More than eight decades after it was installed, a memorial to the three 19th-century sibling novelists in London’s Westminster Abbey was amended Thursday to restore the diaereses – the two dots over the e in their surname.

The dots — which indicate that the name is pronounced “brontay” rather than “bront” — were omitted when the stone tablet commemorating Charlotte, Emily and Anne was erected in the abbey’s Poets’ Corner in October 1939, just after the outbreak of World War II.

They were restored after Brontë historian Sharon Wright, editor of the Brontë Society Gazette, raised the issue with Dean of Westminster David Hoyle.
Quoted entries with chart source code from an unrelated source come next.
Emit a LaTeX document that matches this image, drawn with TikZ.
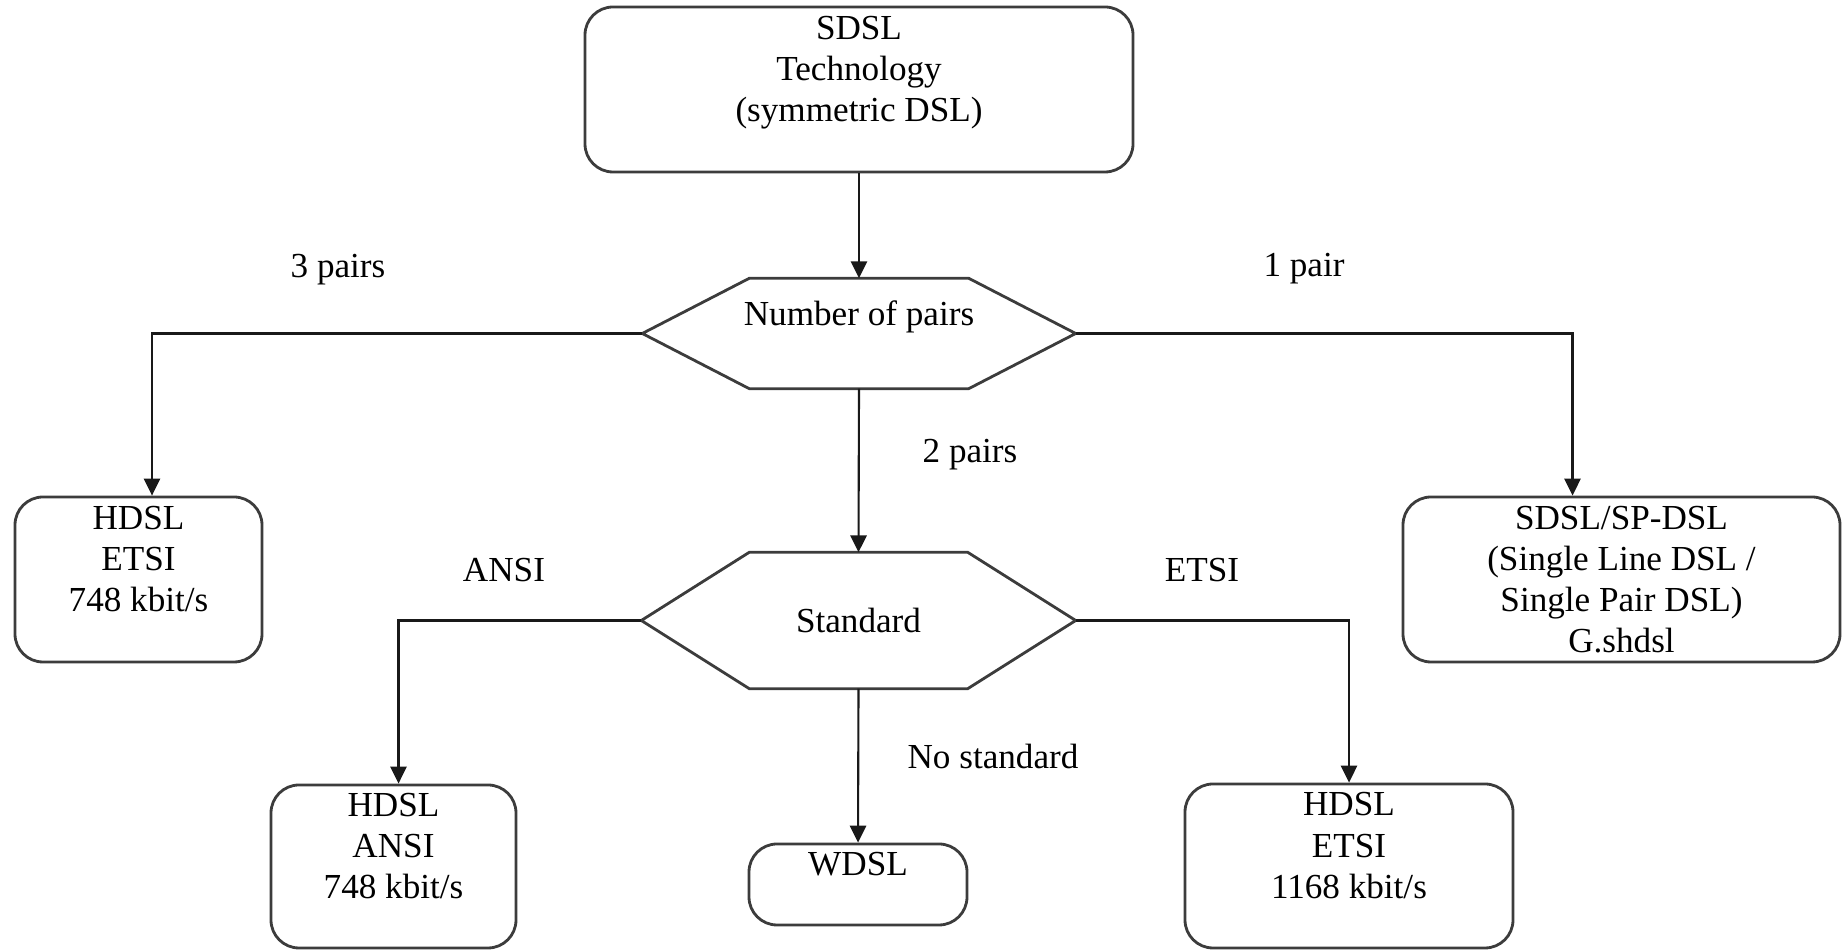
\documentclass[tikz,border=0pt]{standalone}
\usepackage{fontspec}
\setmainfont{Liberation Serif}
\usetikzlibrary{calc}
\usetikzlibrary{arrows.meta}
\definecolor{c1}{RGB}{25,25,25}
\definecolor{c2}{RGB}{60,60,60}

\tikzset{
  box/.style={draw=c2,line width=0.8pt,rounded corners=0.28cm,align=center,inner sep=0pt},
  hexnode/.style={inner sep=0pt,align=center},
  hexline/.style={draw=c2,line width=0.8pt},
  link/.style={draw=c1,line width=0.6pt,-{Triangle[length=4.8pt,width=4.6pt]}},
  branch/.style={inner sep=0pt}
}
% hexagon round a plain node: #1 node name, #2 depth of the points
\newcommand{\hexframe}[2]{%
  \draw[hexline] (#1.west) -- ($(#1.north west)+(#2,0)$) -- ($(#1.north east)+(-#2,0)$)
    -- (#1.east) -- ($(#1.south east)+(-#2,0)$) -- ($(#1.south west)+(#2,0)$) -- cycle;}

\begin{document}
\begin{tikzpicture}[font=\fontsize{10}{11.7}\selectfont]
    \useasboundingbox (0,0) rectangle (18.44,-9.51);

    % top box
    \node[box,minimum width=5.48cm,minimum height=1.65cm] (tech) at (8.59,-0.895) {SDSL\\Technology\\(symmetric DSL)\\~};

    % first decision: number of pairs
    \node[hexnode,minimum width=4.32cm,minimum height=1.09cm] (pairs) at (8.59,-3.335) {Number of pairs\\~};
    \hexframe{pairs}{1.07}

    % the two outer results
    \node[box,minimum width=2.47cm,minimum height=1.65cm] (hdslE) at (1.385,-5.795) {HDSL\\ETSI\\748 kbit/s\\~};
    \node[box,minimum width=4.37cm,minimum height=1.65cm] (sdsl) at (16.215,-5.795) {SDSL/SP-DSL\\(Single Line DSL /\\Single Pair DSL)\\G.shdsl};

    % second decision: standard
    \node[hexnode,minimum width=4.33cm,minimum height=1.35cm] (std) at (8.585,-6.205) {Standard};
    \hexframe{std}{1.08}

    % bottom row
    \node[box,minimum width=2.45cm,minimum height=1.63cm] (hdslA) at (3.935,-8.665) {HDSL\\ANSI\\748 kbit/s\\~};
    \node[box,minimum width=2.18cm,minimum height=0.81cm] (wdsl) at (8.58,-8.845) {WDSL\\~};
    \node[box,minimum width=3.28cm,minimum height=1.64cm] (hdslE2) at (13.49,-8.66) {HDSL\\ETSI\\1168 kbit/s\\~};

    % branch texts
    \node[branch] (l3) at (3.38,-2.70) {3 pairs};
    \node[branch] (l1) at (13.04,-2.69) {1 pair};
    \node[branch] (l2) at (9.70,-4.55) {2 pairs};
    \node[branch] (lansi) at (5.04,-5.70) {ANSI};
    \node[branch] (letsi) at (12.02,-5.70) {ETSI};
    \node[branch] (lnone) at (9.93,-7.56) {No standard};

    % connectors
    \draw[link] (tech.south) -- (pairs.north);
    \draw[link] (pairs.west) -| ([xshift=1.35mm]hdslE.north);
    \draw[link] (pairs.east) -| ([xshift=-4.9mm]sdsl.north);
    \draw[link] (pairs.south) -- (std.north);
    \draw[link] (std.west) -| ([xshift=0.5mm]hdslA.north);
    \draw[link] (std.east) -| (hdslE2.north);
    \draw[link] (std.south) -- (wdsl.north);
\end{tikzpicture}
\end{document}
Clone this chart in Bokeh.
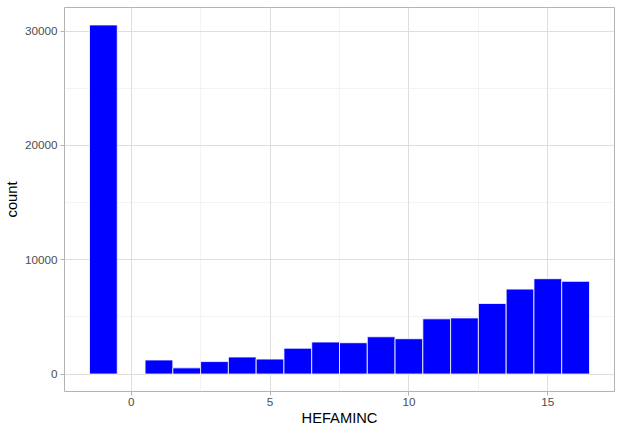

The abbey asked its stonemason to tap in the dots and its conservator to paint them.

“There’s no paper record for anyone complaining about this or mentioning this, so I just wanted to put it right, really,” Wright said. “These three Yorkshire women deserve their place here, but they also deserve to have their name spelled correctly.”

It’s believed the writers’ Irish father Patrick changed the spelling of his surname from Brunty or Prunty when he went to university in England.

Raised on the wild Yorkshire moors, all three sisters died before they were 40, leaving enduring novels including Charlotte’s “Jane Eyre,” Emily’s “Wuthering Heights” and Anne’s “The Tenant of Wildfell Hall.”

Rebecca Yorke, director of the Brontë Society, welcomed the restoration.

“As the Brontës and their work are loved and respected all over the world, it’s entirely appropriate that their name is spelled correctly on their memorial,” she said.